--- BEGIN ---

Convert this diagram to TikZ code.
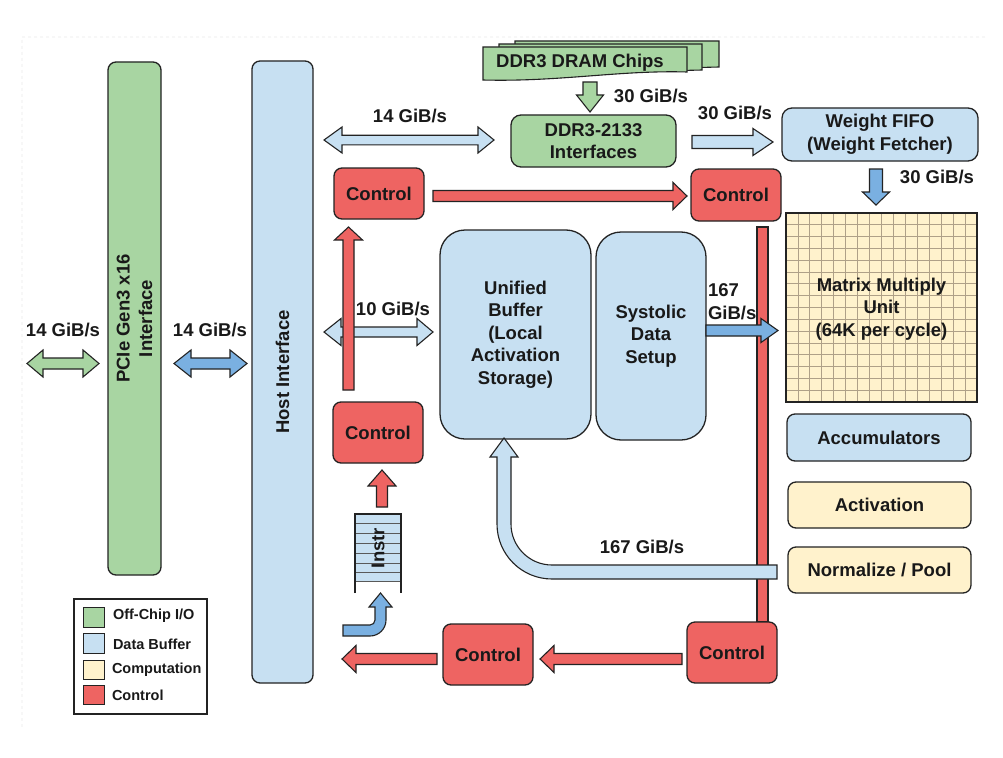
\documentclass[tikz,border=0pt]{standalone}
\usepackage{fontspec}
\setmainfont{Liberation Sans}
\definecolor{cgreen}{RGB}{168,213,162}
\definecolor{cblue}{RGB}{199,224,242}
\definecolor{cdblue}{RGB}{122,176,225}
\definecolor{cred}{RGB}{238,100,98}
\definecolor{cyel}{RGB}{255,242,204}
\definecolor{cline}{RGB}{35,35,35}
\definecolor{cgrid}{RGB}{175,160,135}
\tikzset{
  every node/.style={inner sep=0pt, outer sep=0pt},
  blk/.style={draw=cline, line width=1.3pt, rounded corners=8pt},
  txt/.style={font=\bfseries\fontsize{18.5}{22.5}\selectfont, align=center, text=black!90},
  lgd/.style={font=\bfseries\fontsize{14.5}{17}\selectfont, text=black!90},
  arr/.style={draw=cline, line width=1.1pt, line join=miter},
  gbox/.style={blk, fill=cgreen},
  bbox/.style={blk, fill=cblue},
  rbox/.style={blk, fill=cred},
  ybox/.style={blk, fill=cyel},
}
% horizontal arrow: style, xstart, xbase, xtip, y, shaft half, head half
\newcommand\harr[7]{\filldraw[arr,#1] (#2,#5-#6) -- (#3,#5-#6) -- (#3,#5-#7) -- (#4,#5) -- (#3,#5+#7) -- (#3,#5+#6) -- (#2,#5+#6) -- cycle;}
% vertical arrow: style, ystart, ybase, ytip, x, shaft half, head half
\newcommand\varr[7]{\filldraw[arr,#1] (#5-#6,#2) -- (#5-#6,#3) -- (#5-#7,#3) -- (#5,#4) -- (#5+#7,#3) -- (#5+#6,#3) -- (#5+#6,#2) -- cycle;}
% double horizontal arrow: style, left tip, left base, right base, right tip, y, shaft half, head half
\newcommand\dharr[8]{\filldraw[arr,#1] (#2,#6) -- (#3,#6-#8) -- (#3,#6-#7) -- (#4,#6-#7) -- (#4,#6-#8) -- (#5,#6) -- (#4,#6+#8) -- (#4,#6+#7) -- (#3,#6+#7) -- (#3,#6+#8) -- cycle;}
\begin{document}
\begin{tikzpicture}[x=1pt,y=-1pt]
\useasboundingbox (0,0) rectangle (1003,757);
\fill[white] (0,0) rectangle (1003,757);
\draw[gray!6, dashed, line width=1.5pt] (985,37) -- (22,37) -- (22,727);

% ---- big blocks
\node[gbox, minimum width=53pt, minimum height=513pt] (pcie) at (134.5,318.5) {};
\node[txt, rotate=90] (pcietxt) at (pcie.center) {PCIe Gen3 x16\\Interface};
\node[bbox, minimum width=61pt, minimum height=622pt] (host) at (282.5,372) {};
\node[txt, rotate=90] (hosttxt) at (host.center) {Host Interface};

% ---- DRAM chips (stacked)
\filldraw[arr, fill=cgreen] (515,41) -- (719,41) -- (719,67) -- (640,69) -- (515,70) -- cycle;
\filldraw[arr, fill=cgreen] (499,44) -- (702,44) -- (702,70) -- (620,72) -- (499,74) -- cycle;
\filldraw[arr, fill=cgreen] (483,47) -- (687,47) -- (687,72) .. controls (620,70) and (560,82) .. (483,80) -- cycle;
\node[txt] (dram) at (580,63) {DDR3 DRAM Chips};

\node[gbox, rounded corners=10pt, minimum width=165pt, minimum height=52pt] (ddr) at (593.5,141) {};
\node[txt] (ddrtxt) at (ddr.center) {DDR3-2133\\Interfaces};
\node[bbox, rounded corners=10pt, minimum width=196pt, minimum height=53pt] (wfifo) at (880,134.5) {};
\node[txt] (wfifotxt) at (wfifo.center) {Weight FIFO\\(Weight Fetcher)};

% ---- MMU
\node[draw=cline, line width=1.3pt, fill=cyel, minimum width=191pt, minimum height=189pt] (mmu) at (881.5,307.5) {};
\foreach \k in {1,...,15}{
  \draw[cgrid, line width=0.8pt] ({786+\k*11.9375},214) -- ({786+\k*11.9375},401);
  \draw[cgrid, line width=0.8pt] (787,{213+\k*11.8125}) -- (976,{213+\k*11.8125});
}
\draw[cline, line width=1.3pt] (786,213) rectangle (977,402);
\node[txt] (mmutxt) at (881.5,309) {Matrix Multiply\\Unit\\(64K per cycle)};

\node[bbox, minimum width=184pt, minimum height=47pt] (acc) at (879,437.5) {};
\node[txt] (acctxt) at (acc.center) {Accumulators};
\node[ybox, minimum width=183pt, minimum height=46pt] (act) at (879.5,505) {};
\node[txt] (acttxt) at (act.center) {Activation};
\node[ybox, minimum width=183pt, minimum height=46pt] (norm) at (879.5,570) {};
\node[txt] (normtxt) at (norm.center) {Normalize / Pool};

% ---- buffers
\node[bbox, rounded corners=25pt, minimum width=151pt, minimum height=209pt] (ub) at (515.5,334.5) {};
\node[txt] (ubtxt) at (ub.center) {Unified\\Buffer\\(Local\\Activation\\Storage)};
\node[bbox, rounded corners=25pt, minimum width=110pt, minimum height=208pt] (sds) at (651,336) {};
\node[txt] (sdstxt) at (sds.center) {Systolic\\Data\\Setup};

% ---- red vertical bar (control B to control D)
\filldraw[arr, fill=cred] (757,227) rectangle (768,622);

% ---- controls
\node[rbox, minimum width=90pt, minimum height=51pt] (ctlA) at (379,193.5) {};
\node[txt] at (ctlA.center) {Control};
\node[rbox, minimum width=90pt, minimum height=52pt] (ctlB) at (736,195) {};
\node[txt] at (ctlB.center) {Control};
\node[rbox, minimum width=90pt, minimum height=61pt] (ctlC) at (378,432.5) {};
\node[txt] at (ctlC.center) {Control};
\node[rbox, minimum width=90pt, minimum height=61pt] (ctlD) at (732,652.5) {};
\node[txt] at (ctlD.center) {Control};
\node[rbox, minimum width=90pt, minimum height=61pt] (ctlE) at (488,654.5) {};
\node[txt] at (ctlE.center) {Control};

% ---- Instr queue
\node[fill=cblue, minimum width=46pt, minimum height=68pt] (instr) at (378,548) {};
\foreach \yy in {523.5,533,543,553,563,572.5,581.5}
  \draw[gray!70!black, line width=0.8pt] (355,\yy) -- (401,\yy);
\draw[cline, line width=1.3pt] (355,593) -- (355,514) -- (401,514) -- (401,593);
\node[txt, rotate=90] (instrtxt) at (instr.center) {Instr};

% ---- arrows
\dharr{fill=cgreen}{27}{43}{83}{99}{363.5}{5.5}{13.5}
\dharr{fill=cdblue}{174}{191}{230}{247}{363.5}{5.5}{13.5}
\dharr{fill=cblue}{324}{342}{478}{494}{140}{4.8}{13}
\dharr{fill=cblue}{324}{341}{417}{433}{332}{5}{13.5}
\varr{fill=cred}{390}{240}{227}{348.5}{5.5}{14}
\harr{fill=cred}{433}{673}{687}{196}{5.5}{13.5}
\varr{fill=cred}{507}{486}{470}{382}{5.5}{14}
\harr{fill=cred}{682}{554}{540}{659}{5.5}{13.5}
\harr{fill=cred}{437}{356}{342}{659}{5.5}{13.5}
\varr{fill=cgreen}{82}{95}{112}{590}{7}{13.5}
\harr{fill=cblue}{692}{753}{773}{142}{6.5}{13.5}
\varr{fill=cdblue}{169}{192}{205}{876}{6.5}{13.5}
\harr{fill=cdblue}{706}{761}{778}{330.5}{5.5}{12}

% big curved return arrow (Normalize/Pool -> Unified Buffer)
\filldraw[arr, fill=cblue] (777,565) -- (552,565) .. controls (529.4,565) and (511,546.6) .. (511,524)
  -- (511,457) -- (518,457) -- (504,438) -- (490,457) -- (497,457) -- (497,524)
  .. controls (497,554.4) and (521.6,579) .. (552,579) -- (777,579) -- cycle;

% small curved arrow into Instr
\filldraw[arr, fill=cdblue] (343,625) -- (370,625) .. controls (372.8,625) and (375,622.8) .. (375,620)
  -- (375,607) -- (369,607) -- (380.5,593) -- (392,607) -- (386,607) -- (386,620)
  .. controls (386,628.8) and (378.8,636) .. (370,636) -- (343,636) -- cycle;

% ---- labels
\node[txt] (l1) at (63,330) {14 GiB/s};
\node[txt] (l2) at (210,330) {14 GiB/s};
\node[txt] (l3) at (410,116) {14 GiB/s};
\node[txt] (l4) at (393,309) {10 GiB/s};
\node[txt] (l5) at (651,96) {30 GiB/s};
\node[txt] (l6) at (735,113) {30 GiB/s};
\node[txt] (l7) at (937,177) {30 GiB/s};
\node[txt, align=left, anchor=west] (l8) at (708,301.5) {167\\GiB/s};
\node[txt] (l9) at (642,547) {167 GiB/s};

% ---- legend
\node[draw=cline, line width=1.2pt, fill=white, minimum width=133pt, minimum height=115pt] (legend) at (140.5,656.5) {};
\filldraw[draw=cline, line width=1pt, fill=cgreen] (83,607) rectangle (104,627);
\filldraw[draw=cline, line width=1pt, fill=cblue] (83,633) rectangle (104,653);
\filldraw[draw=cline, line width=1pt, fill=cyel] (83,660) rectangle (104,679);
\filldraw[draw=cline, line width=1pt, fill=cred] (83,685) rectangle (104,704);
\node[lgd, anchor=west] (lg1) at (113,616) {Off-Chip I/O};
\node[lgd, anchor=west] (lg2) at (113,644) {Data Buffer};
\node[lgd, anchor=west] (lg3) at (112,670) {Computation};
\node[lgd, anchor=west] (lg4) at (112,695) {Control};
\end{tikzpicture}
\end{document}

--- END ---

Pictures stay out. Repeat only the lines from the beginning of the data through the line that has "rotate=90] (hosttxt) at".

● Result below
Convert this diagram to TikZ code.
\documentclass[tikz,border=0pt]{standalone}
\usepackage{fontspec}
\setmainfont{Liberation Sans}
\definecolor{cgreen}{RGB}{168,213,162}
\definecolor{cblue}{RGB}{199,224,242}
\definecolor{cdblue}{RGB}{122,176,225}
\definecolor{cred}{RGB}{238,100,98}
\definecolor{cyel}{RGB}{255,242,204}
\definecolor{cline}{RGB}{35,35,35}
\definecolor{cgrid}{RGB}{175,160,135}
\tikzset{
  every node/.style={inner sep=0pt, outer sep=0pt},
  blk/.style={draw=cline, line width=1.3pt, rounded corners=8pt},
  txt/.style={font=\bfseries\fontsize{18.5}{22.5}\selectfont, align=center, text=black!90},
  lgd/.style={font=\bfseries\fontsize{14.5}{17}\selectfont, text=black!90},
  arr/.style={draw=cline, line width=1.1pt, line join=miter},
  gbox/.style={blk, fill=cgreen},
  bbox/.style={blk, fill=cblue},
  rbox/.style={blk, fill=cred},
  ybox/.style={blk, fill=cyel},
}
% horizontal arrow: style, xstart, xbase, xtip, y, shaft half, head half
\newcommand\harr[7]{\filldraw[arr,#1] (#2,#5-#6) -- (#3,#5-#6) -- (#3,#5-#7) -- (#4,#5) -- (#3,#5+#7) -- (#3,#5+#6) -- (#2,#5+#6) -- cycle;}
% vertical arrow: style, ystart, ybase, ytip, x, shaft half, head half
\newcommand\varr[7]{\filldraw[arr,#1] (#5-#6,#2) -- (#5-#6,#3) -- (#5-#7,#3) -- (#5,#4) -- (#5+#7,#3) -- (#5+#6,#3) -- (#5+#6,#2) -- cycle;}
% double horizontal arrow: style, left tip, left base, right base, right tip, y, shaft half, head half
\newcommand\dharr[8]{\filldraw[arr,#1] (#2,#6) -- (#3,#6-#8) -- (#3,#6-#7) -- (#4,#6-#7) -- (#4,#6-#8) -- (#5,#6) -- (#4,#6+#8) -- (#4,#6+#7) -- (#3,#6+#7) -- (#3,#6+#8) -- cycle;}
\begin{document}
\begin{tikzpicture}[x=1pt,y=-1pt]
\useasboundingbox (0,0) rectangle (1003,757);
\fill[white] (0,0) rectangle (1003,757);
\draw[gray!6, dashed, line width=1.5pt] (985,37) -- (22,37) -- (22,727);

% ---- big blocks
\node[gbox, minimum width=53pt, minimum height=513pt] (pcie) at (134.5,318.5) {};
\node[txt, rotate=90] (pcietxt) at (pcie.center) {PCIe Gen3 x16\\Interface};
\node[bbox, minimum width=61pt, minimum height=622pt] (host) at (282.5,372) {};
\node[txt, rotate=90] (hosttxt) at (host.center) {Host Interface};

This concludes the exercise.